### [Data excerpt]
— Start —

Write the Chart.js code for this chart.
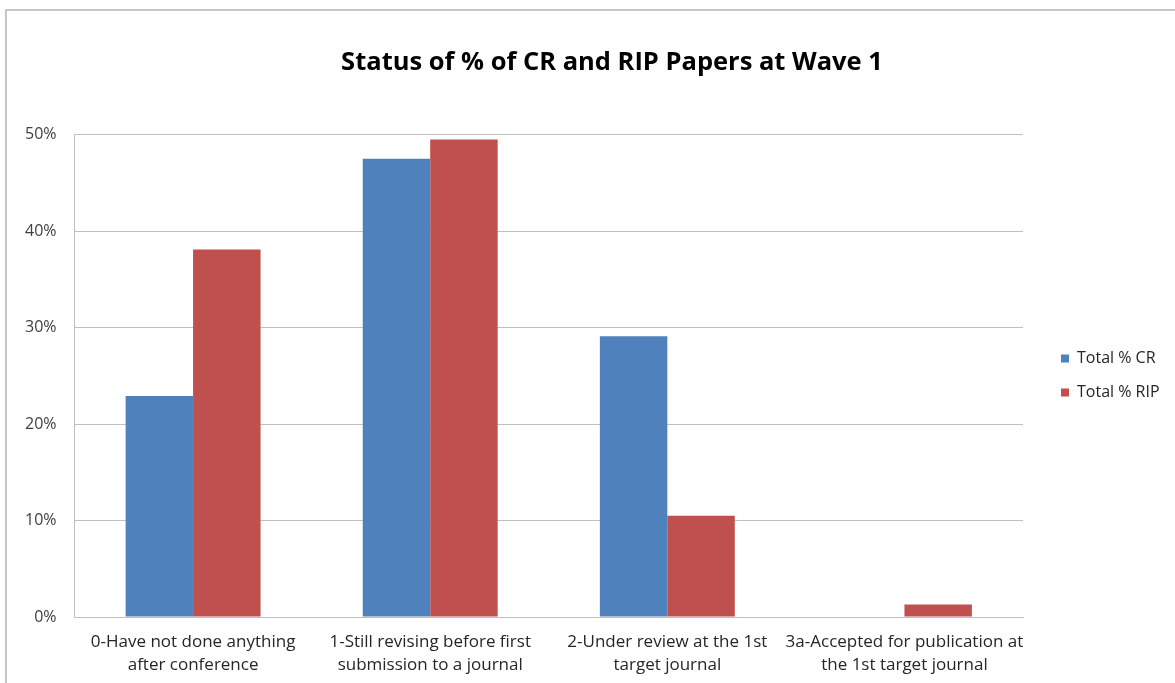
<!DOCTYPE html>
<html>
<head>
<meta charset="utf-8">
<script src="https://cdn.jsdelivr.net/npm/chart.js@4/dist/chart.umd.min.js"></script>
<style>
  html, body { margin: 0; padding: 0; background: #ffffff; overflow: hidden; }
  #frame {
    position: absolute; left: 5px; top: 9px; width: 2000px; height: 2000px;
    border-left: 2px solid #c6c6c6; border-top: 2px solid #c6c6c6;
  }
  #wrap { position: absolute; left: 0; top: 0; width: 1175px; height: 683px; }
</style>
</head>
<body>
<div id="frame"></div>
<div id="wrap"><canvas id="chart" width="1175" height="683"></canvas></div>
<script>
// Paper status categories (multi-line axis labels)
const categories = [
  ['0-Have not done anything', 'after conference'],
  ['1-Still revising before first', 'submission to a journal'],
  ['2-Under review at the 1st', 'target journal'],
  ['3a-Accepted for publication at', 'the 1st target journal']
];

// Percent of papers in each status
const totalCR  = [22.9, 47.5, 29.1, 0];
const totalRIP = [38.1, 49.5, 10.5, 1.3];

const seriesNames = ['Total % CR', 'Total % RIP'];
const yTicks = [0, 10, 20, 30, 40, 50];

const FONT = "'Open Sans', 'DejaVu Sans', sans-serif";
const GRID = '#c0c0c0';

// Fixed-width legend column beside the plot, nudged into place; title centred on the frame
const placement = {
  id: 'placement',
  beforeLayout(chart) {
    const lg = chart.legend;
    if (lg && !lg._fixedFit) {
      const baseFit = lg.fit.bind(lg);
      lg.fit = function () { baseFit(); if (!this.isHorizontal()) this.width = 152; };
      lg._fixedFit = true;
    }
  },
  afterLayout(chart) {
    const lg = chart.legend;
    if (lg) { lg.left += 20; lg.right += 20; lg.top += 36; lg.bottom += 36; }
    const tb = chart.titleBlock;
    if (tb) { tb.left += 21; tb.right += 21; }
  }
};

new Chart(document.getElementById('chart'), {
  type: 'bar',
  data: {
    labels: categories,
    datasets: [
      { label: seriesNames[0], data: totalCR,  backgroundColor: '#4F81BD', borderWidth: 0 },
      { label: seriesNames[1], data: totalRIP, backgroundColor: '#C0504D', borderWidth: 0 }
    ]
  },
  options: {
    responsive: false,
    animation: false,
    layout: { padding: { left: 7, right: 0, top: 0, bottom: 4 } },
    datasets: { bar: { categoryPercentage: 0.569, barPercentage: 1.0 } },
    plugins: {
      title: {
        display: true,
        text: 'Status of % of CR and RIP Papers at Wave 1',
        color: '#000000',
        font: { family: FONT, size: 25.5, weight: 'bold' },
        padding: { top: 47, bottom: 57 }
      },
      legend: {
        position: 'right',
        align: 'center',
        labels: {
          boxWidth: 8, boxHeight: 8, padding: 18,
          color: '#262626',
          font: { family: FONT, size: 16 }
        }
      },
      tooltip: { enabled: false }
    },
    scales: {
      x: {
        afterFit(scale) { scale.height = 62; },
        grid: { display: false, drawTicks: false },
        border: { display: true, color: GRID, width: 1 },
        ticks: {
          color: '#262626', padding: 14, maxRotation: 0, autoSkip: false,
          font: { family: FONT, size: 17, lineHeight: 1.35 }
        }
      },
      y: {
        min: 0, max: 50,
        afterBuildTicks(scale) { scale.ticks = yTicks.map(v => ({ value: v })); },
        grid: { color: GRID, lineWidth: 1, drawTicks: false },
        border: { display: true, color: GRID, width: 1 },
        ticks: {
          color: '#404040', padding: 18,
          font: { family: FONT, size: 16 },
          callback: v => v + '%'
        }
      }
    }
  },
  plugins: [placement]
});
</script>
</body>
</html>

— End —

### [Problem to work on]
Using the listing above, show every line that includes the string "chart".

### [Written reply]
Write the Chart.js code for this chart.
<script src="https://cdn.jsdelivr.net/npm/chart.js@4/dist/chart.umd.min.js"></script>
<div id="wrap"><canvas id="chart" width="1175" height="683"></canvas></div>
  beforeLayout(chart) {
    const lg = chart.legend;
  afterLayout(chart) {
    const lg = chart.legend;
    const tb = chart.titleBlock;
new Chart(document.getElementById('chart'), {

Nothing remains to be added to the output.